Mi más grato recuerdo del IEA es la mañana de octubre de 1991 en que me entregaron el resultado de las pruebas del Icfes que se realizaron el sábado 10 y el domingo 11 de agosto de ese año. La coordinadora Gladys Díaz entró de improviso en el laboratorio de fonética donde recibía una clase de ruso, la dio por terminada, y felicitó al curso porque se había convertido en la promoción que más alta puntuación había obtenido en la historia del colegio. Enseguida leyó los puntajes de la lista de alumnos ordenada alfabéticamente por apellido, yo era el último. Cuando acabó se produjo un estallido de júbilo, un terremoto de gritos de felicidad, vítores, puños en alto, abrazos, lágrimas, nunca lo olvidaré. Después fui a la secretaría y pedí prestado el teléfono para informar de mi puntaje a mi mamá. Fue el día más feliz de mi vida.

Me gradué la noche del viernes 27 de diciembre de 1991 al cabo de un concierto de piano y violín en el teatro Municipal.4 Esperaba recibir el diploma de manos del profesor Assa, mas no asistió. Me lo entregó el profesor Carlos Lara, a quien le estreché la mano.

Hoy me apena recordar que en ese tiempo no veía la hora de salir del colegio, y debido a esa forma agobiada de asumir la vida, que mantuve durante mis estudios universitarios y aun después, escasamente viví al máximo el último año de mi paso por el IEA, el acontecimiento capital de mi existencia.



Barranquilla, 23 de agosto de 2020



1  Jornada de aseo de las instalaciones. 

2 Término con que se conocían informalmente los métodos de enseñanza de las gramáticas inglesa, francesa y alemana basados en la traducción de oraciones del español a dichos idiomas. Una versión atribuye el origen del término al verbo to be; otra, a la dificultad de pasar por un tubo.

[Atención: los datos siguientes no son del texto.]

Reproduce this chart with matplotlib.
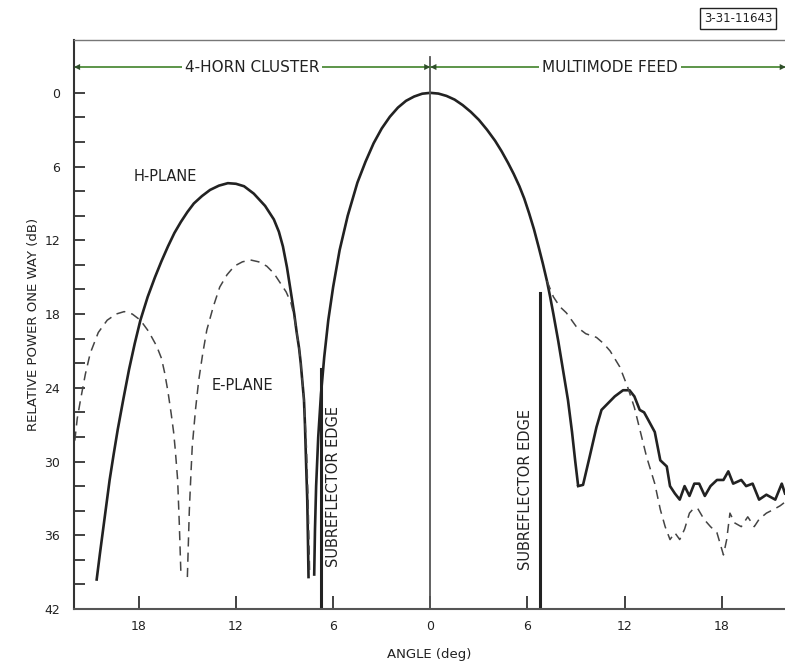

3 Papel con anotaciones referentes al tema de evaluación que un alumno tramposo prepara antes de un examen para ayudarse furtivamente durante la prueba. 

4 Se presentaron los esposos Marina González Bustamante, piano (Colombia) y Jorge Budziszewski Mariscal, violín (México). Programa: Bach, Mozart, Beethoven, Debussy.